It also targets to boost the country’s industrial competitiveness by creating an environment for investment in quality and market demand driven industrial infrastructure and address bottlenecks hindering value addition and manufacturing, among other interventions.
“The project will support Government of Kenya in the development of Special Economic Zones and industrial parks to attract targeted investors and developers resulting in new investments,” the IFC says in the disclosure.
“This will ensure viability and economic usefulness of special economic zones and industrial parks in the context of Kenya’s public policy goals of increasing manufacturing share of GDP, boosting quality industrial infrastructure development and generating investments.”
The share of manufacturing sector to gross domestic product shrank to a decades-low of 7.7 percent in 2018 from 10 percent in 2014, underlining the dwindling competitiveness of Kenya’s factories.

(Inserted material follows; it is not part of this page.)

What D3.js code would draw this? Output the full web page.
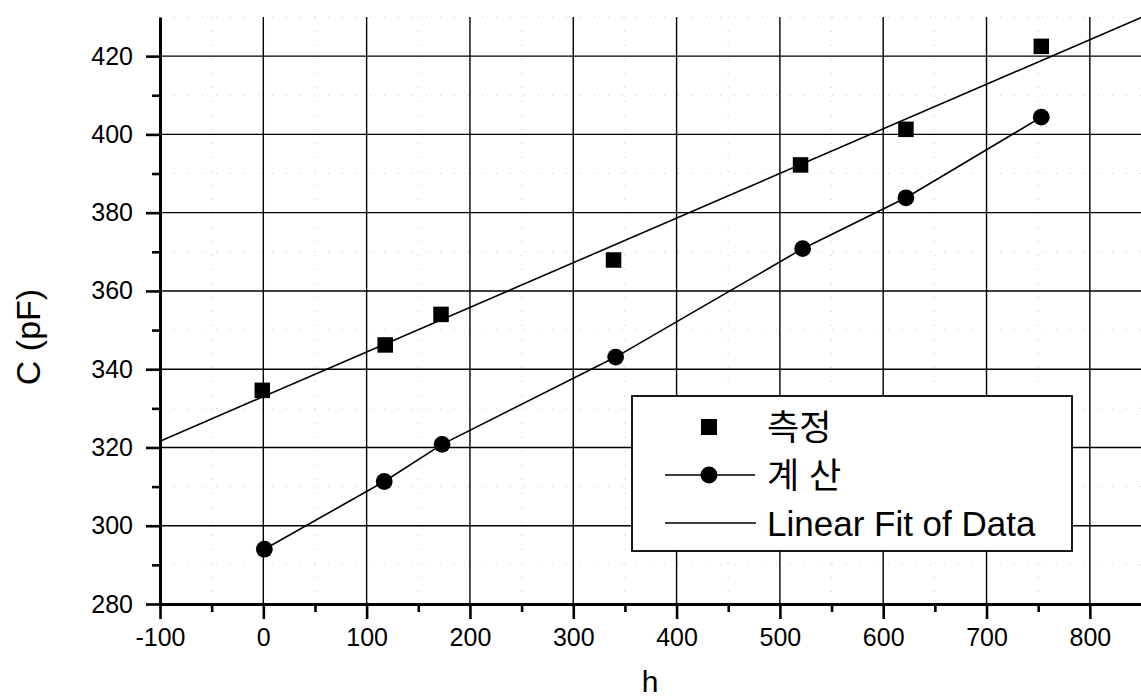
<!DOCTYPE html>
<html>
<head>
<meta charset="utf-8">
<script src="https://cdn.jsdelivr.net/npm/d3@7"></script>
<style>
  body { margin: 0; background: #fff; }
  svg text { font-family: "Liberation Sans", Arial, "Noto Sans CJK KR", sans-serif; fill: #000; }
</style>
</head>
<body>
<div id="chart"></div>
<script>
// Measured capacitance (측정)
const measuredH = [-1, 118, 172, 339, 520, 622, 753];
const measuredC = [334.6, 346.2, 354.0, 367.9, 392.2, 401.3, 422.5];

// Calculated capacitance (계산)
const calcH = [1, 117, 173, 341, 522, 622, 753];
const calcC = [294.0, 311.3, 320.8, 343.1, 370.8, 383.8, 404.4];

// Axis ticks
const xTicks = [-100, 0, 100, 200, 300, 400, 500, 600, 700, 800];
const xMinorTicks = [-50, 50, 150, 250, 350, 450, 550, 650, 750];
const yTicks = [280, 300, 320, 340, 360, 380, 400, 420];
const yMinorTicks = [290, 310, 330, 350, 370, 390, 410, 430];

const legendLabels = ["측정", "계 산", "Linear Fit of Data"];

const width = 1141;
const height = 700;

const svg = d3
  .select("#chart")
  .append("svg")
  .attr("width", width)
  .attr("height", height);

// Scales
const x = d3.scaleLinear().domain([-100, 850]).range([160, 1141.5]);
const y = d3.scaleLinear().domain([280, 430]).range([604, 17]);

// Faint dotted minor grid
svg
  .append("g")
  .selectAll("line")
  .data(xMinorTicks)
  .enter()
  .append("line")
  .attr("x1", (d) => x(d))
  .attr("x2", (d) => x(d))
  .attr("y1", y(430))
  .attr("y2", y(280))
  .attr("stroke", "#ccc")
  .attr("stroke-dasharray", "1,13");

svg
  .append("g")
  .selectAll("line")
  .data(yMinorTicks)
  .enter()
  .append("line")
  .attr("x1", x(-100))
  .attr("x2", x(850))
  .attr("y1", (d) => y(d))
  .attr("y2", (d) => y(d))
  .attr("stroke", "#ccc")
  .attr("stroke-dasharray", "1,13");

// Major grid
svg
  .append("g")
  .selectAll("line")
  .data(xTicks.slice(1))
  .enter()
  .append("line")
  .attr("x1", (d) => x(d))
  .attr("x2", (d) => x(d))
  .attr("y1", y(430))
  .attr("y2", y(280))
  .attr("stroke", "#000")
  .attr("stroke-width", 1.4);

svg
  .append("g")
  .selectAll("line")
  .data(yTicks.slice(1))
  .enter()
  .append("line")
  .attr("x1", x(-100))
  .attr("x2", x(850))
  .attr("y1", (d) => y(d))
  .attr("y2", (d) => y(d))
  .attr("stroke", "#000")
  .attr("stroke-width", 1.4);

// Least squares fit of measured data
function linearFit(xs, ys) {
  const mx = d3.mean(xs);
  const my = d3.mean(ys);
  let sxy = 0;
  let sxx = 0;
  xs.forEach((v, i) => {
    sxy += (v - mx) * (ys[i] - my);
    sxx += (v - mx) * (v - mx);
  });
  const slope = sxy / sxx;
  return { slope: slope, intercept: my - slope * mx };
}
const fit = linearFit(measuredH, measuredC);

svg
  .append("line")
  .attr("x1", x(-100))
  .attr("x2", x(850))
  .attr("y1", y(fit.intercept + fit.slope * -100))
  .attr("y2", y(fit.intercept + fit.slope * 850))
  .attr("stroke", "#000")
  .attr("stroke-width", 1.6);

// Calculated series: line + circles
const calcData = calcH.map((h, i) => ({ h: h, c: calcC[i] }));
svg
  .append("path")
  .datum(calcData)
  .attr("fill", "none")
  .attr("stroke", "#000")
  .attr("stroke-width", 1.6)
  .attr(
    "d",
    d3
      .line()
      .x((d) => x(d.h))
      .y((d) => y(d.c))
  );

svg
  .append("g")
  .selectAll("circle")
  .data(calcData)
  .enter()
  .append("circle")
  .attr("cx", (d) => x(d.h))
  .attr("cy", (d) => y(d.c))
  .attr("r", 8.4)
  .attr("fill", "#000");

// Measured series: squares
const measuredData = measuredH.map((h, i) => ({ h: h, c: measuredC[i] }));
const sq = 15.5;
svg
  .append("g")
  .selectAll("rect")
  .data(measuredData)
  .enter()
  .append("rect")
  .attr("x", (d) => x(d.h) - sq / 2)
  .attr("y", (d) => y(d.c) - sq / 2)
  .attr("width", sq)
  .attr("height", sq)
  .attr("fill", "#000");

// Axes
const yAxis = svg
  .append("g")
  .attr("transform", `translate(${x(-100)},0)`)
  .call(
    d3
      .axisLeft(y)
      .tickValues(yTicks)
      .tickFormat((d) => String(d))
      .tickSizeInner(14)
      .tickSizeOuter(0)
      .tickPadding(13)
  );
yAxis.select(".domain").attr("stroke-width", 3);
yAxis.selectAll(".tick line").attr("stroke-width", 2.6);
yAxis.selectAll(".tick text").attr("font-size", 25);

svg
  .append("g")
  .attr("transform", `translate(${x(-100)},0)`)
  .call(
    d3
      .axisLeft(y)
      .tickValues(yMinorTicks.filter((d) => d < 430))
      .tickSize(8)
      .tickFormat("")
  )
  .call((g) => g.select(".domain").remove())
  .selectAll(".tick line")
  .attr("stroke-width", 2.6);

const xAxis = svg
  .append("g")
  .attr("transform", `translate(0,${y(280)})`)
  .call(
    d3
      .axisBottom(x)
      .tickValues(xTicks)
      .tickFormat((d) => String(d))
      .tickSizeInner(15)
      .tickSizeOuter(0)
      .tickPadding(9)
  );
xAxis.select(".domain").attr("stroke-width", 3);
xAxis.selectAll(".tick line").attr("stroke-width", 2.6);
xAxis.selectAll(".tick text").attr("font-size", 25);

svg
  .append("g")
  .attr("transform", `translate(0,${y(280)})`)
  .call(d3.axisBottom(x).tickValues(xMinorTicks).tickSize(8).tickFormat(""))
  .call((g) => g.select(".domain").remove())
  .selectAll(".tick line")
  .attr("stroke-width", 2.6);

svg.selectAll(".tick text").attr("fill", "#000");

// Axis titles
svg
  .append("text")
  .attr("x", 650)
  .attr("y", 692)
  .attr("text-anchor", "middle")
  .attr("font-size", 30)
  .text("h");

svg
  .append("text")
  .attr("transform", "translate(40,337) rotate(-90)")
  .attr("text-anchor", "middle")
  .attr("font-size", 34)
  .text("C (pF)");

// Legend
const legend = svg.append("g");
legend
  .append("rect")
  .attr("x", 632)
  .attr("y", 396)
  .attr("width", 440)
  .attr("height", 155)
  .attr("fill", "#fff")
  .attr("stroke", "#000")
  .attr("stroke-width", 1.8);

const rowY = [427, 475, 523];

legend
  .append("rect")
  .attr("x", 709 - 8)
  .attr("y", rowY[0] - 8)
  .attr("width", 16)
  .attr("height", 16)
  .attr("fill", "#000");

legend
  .append("line")
  .attr("x1", 665)
  .attr("x2", 755)
  .attr("y1", rowY[1])
  .attr("y2", rowY[1])
  .attr("stroke", "#000")
  .attr("stroke-width", 1.6);
legend
  .append("circle")
  .attr("cx", 709)
  .attr("cy", rowY[1])
  .attr("r", 8.5)
  .attr("fill", "#000");

legend
  .append("line")
  .attr("x1", 665)
  .attr("x2", 756)
  .attr("y1", rowY[2])
  .attr("y2", rowY[2])
  .attr("stroke", "#000")
  .attr("stroke-width", 1.6);

legend
  .selectAll(".legend-label")
  .data(legendLabels)
  .enter()
  .append("text")
  .attr("class", "legend-label")
  .attr("x", 767)
  .attr("y", (d, i) => rowY[i])
  .attr("dominant-baseline", "central")
  .attr("font-size", 35)
  .text((d) => d);
</script>
</body>
</html>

Firms operating in SEZs such as Export Processing Zones in Athi River enjoy tax incentives on corporation and value added taxes, among other packages, aimed at boosting exports by cutting down on operating costs.
Kenya has the largest number of SEZs in Africa at 61, making up a quarter of the 237 of the total SEZs, according to United Nations Conference on Trade and Development June report.
“Although the objective of most SEZs on the continent is to enhance manufacturing and exports in low-skill, labour-intensive industries such as garments and textiles, some countries are targeting diverse sectors and higher value addition,” UNCTAD said.